[Figure scripts]
****************
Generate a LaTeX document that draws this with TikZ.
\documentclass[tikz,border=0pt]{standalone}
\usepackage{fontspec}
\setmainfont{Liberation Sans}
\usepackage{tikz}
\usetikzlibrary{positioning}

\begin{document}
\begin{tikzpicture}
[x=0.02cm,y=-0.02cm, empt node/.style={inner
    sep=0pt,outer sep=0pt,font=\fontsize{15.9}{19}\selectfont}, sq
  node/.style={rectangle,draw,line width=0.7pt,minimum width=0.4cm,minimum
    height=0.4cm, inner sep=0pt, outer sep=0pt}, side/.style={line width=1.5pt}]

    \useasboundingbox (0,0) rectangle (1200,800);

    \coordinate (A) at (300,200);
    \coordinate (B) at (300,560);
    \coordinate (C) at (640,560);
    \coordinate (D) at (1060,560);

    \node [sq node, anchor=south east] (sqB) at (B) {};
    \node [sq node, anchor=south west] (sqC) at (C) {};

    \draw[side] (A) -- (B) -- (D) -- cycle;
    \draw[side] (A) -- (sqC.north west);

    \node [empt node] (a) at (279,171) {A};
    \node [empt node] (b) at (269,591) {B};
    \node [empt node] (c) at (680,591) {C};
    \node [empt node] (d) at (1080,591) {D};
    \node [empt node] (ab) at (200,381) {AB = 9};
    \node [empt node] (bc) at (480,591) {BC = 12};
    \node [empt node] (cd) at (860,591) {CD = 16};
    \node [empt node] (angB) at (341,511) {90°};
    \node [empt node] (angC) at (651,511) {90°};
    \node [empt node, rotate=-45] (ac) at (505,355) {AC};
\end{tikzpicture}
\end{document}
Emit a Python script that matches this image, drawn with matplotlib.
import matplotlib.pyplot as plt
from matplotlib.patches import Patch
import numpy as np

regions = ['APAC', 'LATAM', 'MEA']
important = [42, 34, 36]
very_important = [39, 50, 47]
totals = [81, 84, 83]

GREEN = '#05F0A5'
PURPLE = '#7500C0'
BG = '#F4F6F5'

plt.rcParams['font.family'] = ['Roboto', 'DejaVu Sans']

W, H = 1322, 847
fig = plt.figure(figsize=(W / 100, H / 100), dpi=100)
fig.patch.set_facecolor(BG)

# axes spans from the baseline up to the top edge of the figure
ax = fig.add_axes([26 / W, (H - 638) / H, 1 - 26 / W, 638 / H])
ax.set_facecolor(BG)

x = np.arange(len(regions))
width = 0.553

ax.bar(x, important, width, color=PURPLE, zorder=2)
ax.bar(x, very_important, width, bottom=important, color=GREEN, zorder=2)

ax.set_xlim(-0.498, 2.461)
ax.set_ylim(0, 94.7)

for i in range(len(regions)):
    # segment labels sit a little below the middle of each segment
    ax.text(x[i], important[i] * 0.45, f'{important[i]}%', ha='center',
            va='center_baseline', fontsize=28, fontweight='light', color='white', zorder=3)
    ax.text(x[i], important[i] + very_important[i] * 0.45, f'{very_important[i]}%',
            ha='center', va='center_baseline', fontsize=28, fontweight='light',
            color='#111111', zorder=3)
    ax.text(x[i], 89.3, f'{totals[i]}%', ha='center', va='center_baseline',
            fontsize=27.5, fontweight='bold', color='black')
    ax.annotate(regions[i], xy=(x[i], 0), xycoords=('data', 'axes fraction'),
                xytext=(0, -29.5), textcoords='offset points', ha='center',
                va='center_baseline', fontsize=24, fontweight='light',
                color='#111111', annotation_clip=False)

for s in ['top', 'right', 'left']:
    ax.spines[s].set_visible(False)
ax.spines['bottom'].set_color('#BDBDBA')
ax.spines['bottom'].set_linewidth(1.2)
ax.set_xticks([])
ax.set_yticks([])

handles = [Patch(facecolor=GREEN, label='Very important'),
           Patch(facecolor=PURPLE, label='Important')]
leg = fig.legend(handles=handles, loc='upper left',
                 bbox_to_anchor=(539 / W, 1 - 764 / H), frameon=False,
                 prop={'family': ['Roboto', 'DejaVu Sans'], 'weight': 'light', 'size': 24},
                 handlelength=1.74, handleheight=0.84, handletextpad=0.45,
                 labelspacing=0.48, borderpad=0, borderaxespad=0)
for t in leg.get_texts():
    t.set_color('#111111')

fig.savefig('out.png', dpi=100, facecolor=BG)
****************
What needs to be done ::
Repeat the material from above exactly, word for word.

Result for this exercise ::
Generate a LaTeX document that draws this with TikZ.
\documentclass[tikz,border=0pt]{standalone}
\usepackage{fontspec}
\setmainfont{Liberation Sans}
\usepackage{tikz}
\usetikzlibrary{positioning}

\begin{document}
\begin{tikzpicture}
[x=0.02cm,y=-0.02cm, empt node/.style={inner
    sep=0pt,outer sep=0pt,font=\fontsize{15.9}{19}\selectfont}, sq
  node/.style={rectangle,draw,line width=0.7pt,minimum width=0.4cm,minimum
    height=0.4cm, inner sep=0pt, outer sep=0pt}, side/.style={line width=1.5pt}]

    \useasboundingbox (0,0) rectangle (1200,800);

    \coordinate (A) at (300,200);
    \coordinate (B) at (300,560);
    \coordinate (C) at (640,560);
    \coordinate (D) at (1060,560);

    \node [sq node, anchor=south east] (sqB) at (B) {};
    \node [sq node, anchor=south west] (sqC) at (C) {};

    \draw[side] (A) -- (B) -- (D) -- cycle;
    \draw[side] (A) -- (sqC.north west);

    \node [empt node] (a) at (279,171) {A};
    \node [empt node] (b) at (269,591) {B};
    \node [empt node] (c) at (680,591) {C};
    \node [empt node] (d) at (1080,591) {D};
    \node [empt node] (ab) at (200,381) {AB = 9};
    \node [empt node] (bc) at (480,591) {BC = 12};
    \node [empt node] (cd) at (860,591) {CD = 16};
    \node [empt node] (angB) at (341,511) {90°};
    \node [empt node] (angC) at (651,511) {90°};
    \node [empt node, rotate=-45] (ac) at (505,355) {AC};
\end{tikzpicture}
\end{document}
Emit a Python script that matches this image, drawn with matplotlib.
import matplotlib.pyplot as plt
from matplotlib.patches import Patch
import numpy as np

regions = ['APAC', 'LATAM', 'MEA']
important = [42, 34, 36]
very_important = [39, 50, 47]
totals = [81, 84, 83]

GREEN = '#05F0A5'
PURPLE = '#7500C0'
BG = '#F4F6F5'

plt.rcParams['font.family'] = ['Roboto', 'DejaVu Sans']

W, H = 1322, 847
fig = plt.figure(figsize=(W / 100, H / 100), dpi=100)
fig.patch.set_facecolor(BG)

# axes spans from the baseline up to the top edge of the figure
ax = fig.add_axes([26 / W, (H - 638) / H, 1 - 26 / W, 638 / H])
ax.set_facecolor(BG)

x = np.arange(len(regions))
width = 0.553

ax.bar(x, important, width, color=PURPLE, zorder=2)
ax.bar(x, very_important, width, bottom=important, color=GREEN, zorder=2)

ax.set_xlim(-0.498, 2.461)
ax.set_ylim(0, 94.7)

for i in range(len(regions)):
    # segment labels sit a little below the middle of each segment
    ax.text(x[i], important[i] * 0.45, f'{important[i]}%', ha='center',
            va='center_baseline', fontsize=28, fontweight='light', color='white', zorder=3)
    ax.text(x[i], important[i] + very_important[i] * 0.45, f'{very_important[i]}%',
            ha='center', va='center_baseline', fontsize=28, fontweight='light',
            color='#111111', zorder=3)
    ax.text(x[i], 89.3, f'{totals[i]}%', ha='center', va='center_baseline',
            fontsize=27.5, fontweight='bold', color='black')
    ax.annotate(regions[i], xy=(x[i], 0), xycoords=('data', 'axes fraction'),
                xytext=(0, -29.5), textcoords='offset points', ha='center',
                va='center_baseline', fontsize=24, fontweight='light',
                color='#111111', annotation_clip=False)

for s in ['top', 'right', 'left']:
    ax.spines[s].set_visible(False)
ax.spines['bottom'].set_color('#BDBDBA')
ax.spines['bottom'].set_linewidth(1.2)
ax.set_xticks([])
ax.set_yticks([])

handles = [Patch(facecolor=GREEN, label='Very important'),
           Patch(facecolor=PURPLE, label='Important')]
leg = fig.legend(handles=handles, loc='upper left',
                 bbox_to_anchor=(539 / W, 1 - 764 / H), frameon=False,
                 prop={'family': ['Roboto', 'DejaVu Sans'], 'weight': 'light', 'size': 24},
                 handlelength=1.74, handleheight=0.84, handletextpad=0.45,
                 labelspacing=0.48, borderpad=0, borderaxespad=0)
for t in leg.get_texts():
    t.set_color('#111111')

fig.savefig('out.png', dpi=100, facecolor=BG)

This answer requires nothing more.